Trawl through the Cody archives and you will never once find him offering the common GAA lament about the ‘demands’ of the modern game. It’s one of the (many) cliches that tests his patience and his solution to that conundrum has always held a light-sabre simplicity: If you don’t want to do it, don’t do it. Nobody is making you.

One of the biggest hassles the Kilkenny board has had lies in persuading him to lodge expenses receipts. Cody’s hurling resume was gilded as a player and light as a manager when he came in. Since then, he’s won 11 All-Ireland titles with Kilkenny, 18 Leinster titles (including this year’s latest three in a row) nine league titles and this evening leads the Cats into a 21st All-Ireland semi-final.

The cold statistics are an overwhelming inventory of consistency. But, of course, they don’t tell half the story. They don’t really explain how Cody has managed to possess two decades’ worth of Kilkenny hurlers and to send them on to championship fields in an exalted state. Even in seasons when the individual talent was all-time, the emphasis was on the collective.

In the summers when they were bettered, the resilience was unrelenting. Cody hurling teams do not get blown away. They do not crumble. It has been an article of faith. And the touchstone qualities – the fearsome appetite, the internal pride, the requirement not to act the big shot – have been studied and adopted as articles of faith among all other serious GAA teams.

One of the most mystifying of all Cody’s tricks is that despite that ceaseless appetite for more, despite all those silvered, crisp Rose-of-Mooncoin September evenings in the Kilkenny grace-land, Cody’s teams have managed to preserve something of a chip on their shoulder . . . an essential sense that it is them against the world.

The GAA is the last pillar standing of 20th century Ireland. For all the necessary bitterness of its rivalries, its members see themselves as one family. They speak the same language and broadly share the same values. It is based on a tradition of inheritance and on stories told – although that archive has lately fallen silent.

The extraordinary rich collaboration between Brian Cody and Henry Shefflin in their years with Kilkenny is one of the great GAA stories. And its one to which Cody was always slightly resistant; while he fully acknowledged that Shefflin was a special player, he was careful to emphasise that he was treated no differently to any other player on the panel. But once, they were close.

The distance between them was made obvious in that dismaying handshake in Salthill at the start of the championship. The stilled image was quickly analysed to death and the consensus was that Cody, as the senior figure, the former boss, had not responded well to the demands of the moment; that it revealed a coldness to a former protégé and a player who has acknowledged, more than, once, the magnitude of Cody’s influence on his hurling life.

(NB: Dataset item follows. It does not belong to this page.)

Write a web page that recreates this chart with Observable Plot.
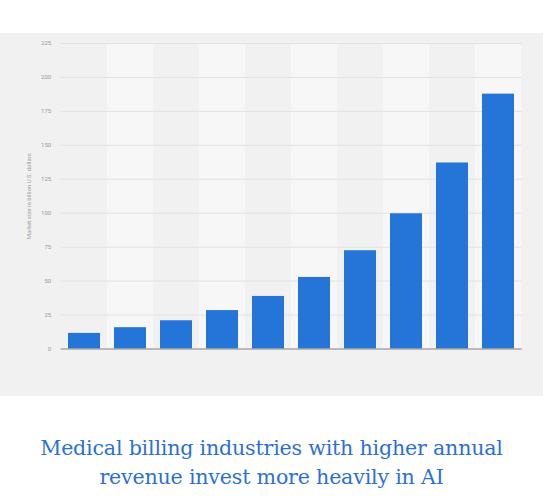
<!DOCTYPE html>
<html>
<head>
<meta charset="utf-8">
<script src="https://cdn.jsdelivr.net/npm/d3@7"></script>
<script src="https://cdn.jsdelivr.net/npm/@observablehq/plot@0.6"></script>
<style>
  body { margin: 0; background: #fff; width: 543px; }
  #chart { margin-top: 33px; background: #f1f1f1; height: 363px; }
  #chart svg { display: block; }
  h2 {
    margin: 38px 0 0 0;
    font-family: "DejaVu Serif", serif;
    font-weight: normal;
    font-size: 20.6px;
    line-height: 29px;
    color: #2b70d6;
    text-align: center;
    letter-spacing: -0.2px;
  }
</style>
</head>
<body>
<div id="chart"></div>
<h2>Medical billing industries with higher annual<br>revenue invest more heavily in AI</h2>
<script>
const years = ['2021', '2022', '2023', '2024', '2025', '2026', '2027', '2028', '2029', '2030'];
const marketSize = [11.5, 15.7, 20.8, 28.3, 38.7, 52.7, 72.4, 99.6, 137, 187.7];
const yTicks = [0, 25, 50, 75, 100, 125, 150, 175, 200, 225];

const data = years.map((year, i) => ({ year, value: marketSize[i] }));
// every second column gets a lighter band
const bands = years.filter((d, i) => i % 2 === 1);

const chart = Plot.plot({
  width: 543,
  height: 363,
  marginTop: 10,
  marginBottom: 47.5,
  marginLeft: 60.7,
  marginRight: 21.3,
  style: { background: '#f1f1f1', fontFamily: 'Roboto, sans-serif' },
  x: { domain: years, paddingInner: 0.3, paddingOuter: 0.15, axis: null },
  y: { domain: [0, 225], axis: null },
  marks: [
    Plot.barY(bands, { x: d => d, y1: 0, y2: 225, fill: '#f7f7f7', insetLeft: -6.95, insetRight: -6.95 }),
    Plot.gridY(yTicks, { stroke: '#e2e2e2', strokeOpacity: 1, strokeWidth: 1 }),
    Plot.axisY(yTicks, {
      tickSize: 0,
      tickPadding: 10,
      fontSize: 6,
      fill: '#9a9a9a',
      label: 'Market size in billion U.S. dollars',
      labelAnchor: 'center',
      labelOffset: 34,
      labelArrow: 'none'
    }),
    Plot.barY(data, { x: 'year', y: 'value', fill: '#2575d9' }),
    Plot.ruleY([0], { stroke: '#8a8a8a', strokeWidth: 1 })
  ]
});

d3.select('#chart').append(() => chart);
</script>
</body>
</html>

Of course, the surface rarely contains the truth and a more rounded interpretation has to allow that Cody was frozen by the uniqueness of the moment; that some part of him could and cannot quite believe that Shefflin, of all his hurlers, has become part of the exterior world.

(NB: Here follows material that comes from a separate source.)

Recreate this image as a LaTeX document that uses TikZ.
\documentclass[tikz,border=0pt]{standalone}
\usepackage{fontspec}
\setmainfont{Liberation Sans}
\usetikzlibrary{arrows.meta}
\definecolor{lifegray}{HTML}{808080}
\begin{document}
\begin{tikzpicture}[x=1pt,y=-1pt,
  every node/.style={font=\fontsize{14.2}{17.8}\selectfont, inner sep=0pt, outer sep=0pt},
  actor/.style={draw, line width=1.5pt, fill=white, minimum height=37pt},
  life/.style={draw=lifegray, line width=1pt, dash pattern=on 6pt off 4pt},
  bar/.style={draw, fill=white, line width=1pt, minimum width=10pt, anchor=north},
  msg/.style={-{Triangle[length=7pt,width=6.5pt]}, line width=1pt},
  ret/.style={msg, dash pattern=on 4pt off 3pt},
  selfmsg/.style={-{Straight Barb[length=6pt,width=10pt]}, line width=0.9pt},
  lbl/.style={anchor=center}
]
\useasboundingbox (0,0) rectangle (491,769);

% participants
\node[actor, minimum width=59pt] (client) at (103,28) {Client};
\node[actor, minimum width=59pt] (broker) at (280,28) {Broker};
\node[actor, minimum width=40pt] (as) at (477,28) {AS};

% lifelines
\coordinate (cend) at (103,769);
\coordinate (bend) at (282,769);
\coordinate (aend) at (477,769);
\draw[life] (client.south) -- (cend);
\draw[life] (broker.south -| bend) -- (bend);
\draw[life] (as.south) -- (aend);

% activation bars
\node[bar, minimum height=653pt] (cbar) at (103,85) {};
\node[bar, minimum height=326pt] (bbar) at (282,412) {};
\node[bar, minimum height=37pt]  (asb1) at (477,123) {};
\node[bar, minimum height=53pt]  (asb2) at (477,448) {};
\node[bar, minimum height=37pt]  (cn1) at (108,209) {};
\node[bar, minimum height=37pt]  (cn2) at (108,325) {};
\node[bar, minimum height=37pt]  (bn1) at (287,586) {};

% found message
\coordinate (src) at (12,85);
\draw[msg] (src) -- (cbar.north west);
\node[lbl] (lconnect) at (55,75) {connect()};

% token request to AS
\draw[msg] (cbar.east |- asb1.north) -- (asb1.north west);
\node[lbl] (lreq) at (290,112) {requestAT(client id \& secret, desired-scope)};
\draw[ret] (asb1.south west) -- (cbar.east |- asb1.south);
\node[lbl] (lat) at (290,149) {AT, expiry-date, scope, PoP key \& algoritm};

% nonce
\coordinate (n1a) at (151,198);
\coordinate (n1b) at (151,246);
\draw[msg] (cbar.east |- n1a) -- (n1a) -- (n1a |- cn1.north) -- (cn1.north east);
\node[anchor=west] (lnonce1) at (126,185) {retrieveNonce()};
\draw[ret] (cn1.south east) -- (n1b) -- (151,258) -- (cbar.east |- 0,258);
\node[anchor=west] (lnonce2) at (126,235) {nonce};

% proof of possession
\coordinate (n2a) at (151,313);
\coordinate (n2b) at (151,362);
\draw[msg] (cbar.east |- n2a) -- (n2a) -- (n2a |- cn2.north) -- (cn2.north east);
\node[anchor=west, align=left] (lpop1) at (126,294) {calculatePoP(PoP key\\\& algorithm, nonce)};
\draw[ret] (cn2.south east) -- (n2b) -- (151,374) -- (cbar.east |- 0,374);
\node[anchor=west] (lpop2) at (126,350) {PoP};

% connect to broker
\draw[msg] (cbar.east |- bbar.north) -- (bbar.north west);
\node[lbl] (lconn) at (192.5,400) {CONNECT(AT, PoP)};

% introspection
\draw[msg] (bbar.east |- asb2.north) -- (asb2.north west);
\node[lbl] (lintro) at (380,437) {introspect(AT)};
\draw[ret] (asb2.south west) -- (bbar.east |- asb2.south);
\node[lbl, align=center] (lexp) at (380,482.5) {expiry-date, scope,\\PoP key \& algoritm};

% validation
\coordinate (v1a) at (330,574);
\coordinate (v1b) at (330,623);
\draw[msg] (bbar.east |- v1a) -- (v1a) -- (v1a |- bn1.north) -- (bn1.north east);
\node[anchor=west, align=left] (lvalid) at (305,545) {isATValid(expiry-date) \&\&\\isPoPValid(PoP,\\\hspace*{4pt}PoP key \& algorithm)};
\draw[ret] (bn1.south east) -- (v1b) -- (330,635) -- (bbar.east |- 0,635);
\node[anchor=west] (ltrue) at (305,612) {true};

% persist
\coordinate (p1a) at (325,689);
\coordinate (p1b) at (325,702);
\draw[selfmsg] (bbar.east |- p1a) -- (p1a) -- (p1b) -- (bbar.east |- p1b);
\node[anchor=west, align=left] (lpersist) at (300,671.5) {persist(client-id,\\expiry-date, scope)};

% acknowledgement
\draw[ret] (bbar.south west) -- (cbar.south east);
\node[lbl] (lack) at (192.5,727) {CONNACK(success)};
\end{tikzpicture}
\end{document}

There was something saddening about the briefness of the follow-up handshake – which Shefflin initiated by seeking out his former manager – minutes after the Leinster final in Croke Park. What a perplexing sight for those in the Kilkenny heartland who associate both figures with the best of days. Who knows, maybe there will be a third greeting before this hurling summer is out.

It is almost certain Cody will never throw light on what was going through his mind at those moments – or on anything else. That drawbridge was raised a long time ago. His public profile has become more distant and reserved as the years have passed and the mutterings of the right time to step down became louder.

Through it all, he has remained Kilkenny’s constant gardener.

“I knew when he was appointed that it meant trouble for everyone else,” declared Ger Loughnane, after Kilkenny had beaten his Clare team in the 1999 All-Ireland semi-final. Brian Lohan was a player that day. This afternoon, Lohan returns to Croke Park as the manager of a soulful and broadly-liked Clare team who are surely the neutrals’ popular choice to win the All-Ireland.

If so, then they must navigate the unreasonable forcefield of spirit that has always been Cody’s Kilkenny. The age of the eternal GAA manager – who remains unchanging and indomitable and lit with conviction even as the country transforms around him – has passed. No fire can burn as long or as unforgettably as Cody’s has. Yet on it blazes.